The U.S.-India Nuclear Proliferation Deal

by DAVID KRIEGER

When geopolitics comes up against principle in the US Congress, it is generally principle that is forced to give way.  In the case of the US-India nuclear deal, originally proposed by President Bush and Indian Prime Minister Manmohan Singh in 2005, the deal would involve transferring nuclear technology and material from the US to India.  Geopolitically, it would strengthen the relationship between the two countries, but it would do so at the expense of the principle of preventing the proliferation of nuclear weapons.

India is not a party to the 1970 nuclear Non-Proliferation Treaty.  It never joined because its leaders believed that the Non-Proliferation Treaty promoted nuclear apartheid with its two classes of states: nuclear “haves” and “have-nots.”  By not signing the treaty, India, like Pakistan and Israel, held open the possibility of developing nuclear weapons.  In 1974, India tested its first nuclear device, what it called a “peaceful nuclear device.”  In 1998, India conducted multiple tests of nuclear weapons, and was followed almost immediately by a series of Pakistani nuclear tests.

The United States, unlike India, is a signatory to the Non-Proliferation Treaty.  Like all other parties to the treaty, it promised in Article I of the treaty “not in any way to assist, encourage, or induce any non-nuclear-weapon State to manufacture or otherwise acquire nuclear weapons or other nuclear explosive devices, or control over such weapons or explosive devices.”  India is a “non-nuclear-weapon State” by the treaty’s definition.  By providing nuclear materials and technology to India, the US will be assisting India to develop a larger nuclear arsenal than it already has developed.  Thus, the US will be in violation of its treaty obligations. 

India has agreed to allow its civilian nuclear reactors to be inspected by the International Atomic Energy Agency, but not its military reactors.  By supplying nuclear material and technology to India, it will allow India to use all of the uranium and plutonium from its military reactors, which are not subject to inspection, to be used for increasing the size of its nuclear weapons arsenal.  This will, in turn, promote nuclear arms races with Pakistan and China. 

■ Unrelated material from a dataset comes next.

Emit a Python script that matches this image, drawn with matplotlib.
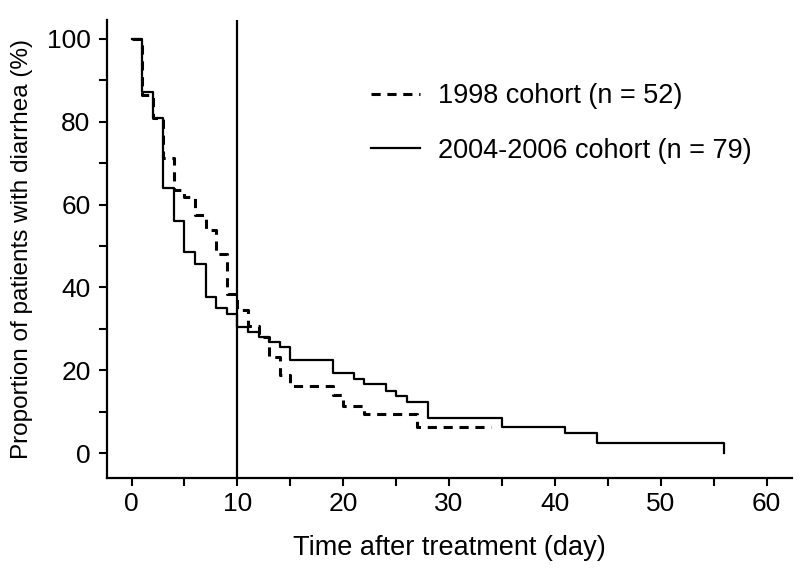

Earlier this month, the US applied pressure to the 45 member states of the Nuclear Suppliers Group to waive their rules and allow nuclear material and technology transfers to India.  Many of the members of the Nuclear Suppliers Group were as eager as the United States at the opportunity for their big corporations to cash in on selling nuclear reactors to India. 

With the Nuclear Suppliers Group having signed off on the deal, it left only the US Congress to reconsider the matter before giving the green light to the deal.  The first step in getting the deal through Congress was gaining the approval of the Senate Foreign Relations Committee.  In this Committee, Senator Russ Feingold introduced an amendment to the bill calling on the administration to reach an agreement with the Nuclear Suppliers Group that there will be no transfers of uranium enrichment or plutonium separation technologies to a country that is not party to the Non-Proliferation Treaty. 

Since India is not party to the Non-Proliferation Treaty, the Feingold amendment would have prohibited transfers of these technologies for producing weapons-grade nuclear materials to India.  It is an amendment that upholds the principle that transfers of nuclear technology should not assist in the development of nuclear weapons.  The Senate Foreign Relations Committee, in its eagerness to see the US reap perceived geopolitical and financial advantages, threw principle to the wayside and voted 15 to 4 against the amendment.  The four principled Senators voting for the amendment were Feingold, along with Barbara Boxer, Robert Casey and Jim Webb.

Following the defeat of the amendment, the Committee, in its embarrassing rush to line up behind a Bush policy that substantially undermines the current nuclear non-proliferation regime, voted 19 to 2 in favor of the deal.  The only two Senators on the Committee to stand on principle and vote against the deal were Russ Feingold and Barbara Boxer.

If the House Foreign Affairs Committee follows its colleagues in the Senate, it is almost assured that the Congress of the United States will vote in favor of this ill-conceived deal, and the prospects of preventing further proliferation of nuclear weapons will have been dealt a near fatal blow.  The US will have demonstrated that perceived short-term geopolitical gain, with an unhealthy dose of potential financial profit thrown in, is more than enough to defeat even the most important of security-related principles.  The Bush administration will have succeeded in making the Congress complicit in blowing a hole the size of a nuclear explosion through the principle of safeguarding the country and the world against the spread of nuclear weapons. 

DAVID KRIEGER is the president of the Nuclear Age Peace Foundation (www.wagingpeace.org) and a councilor of the World Future Council.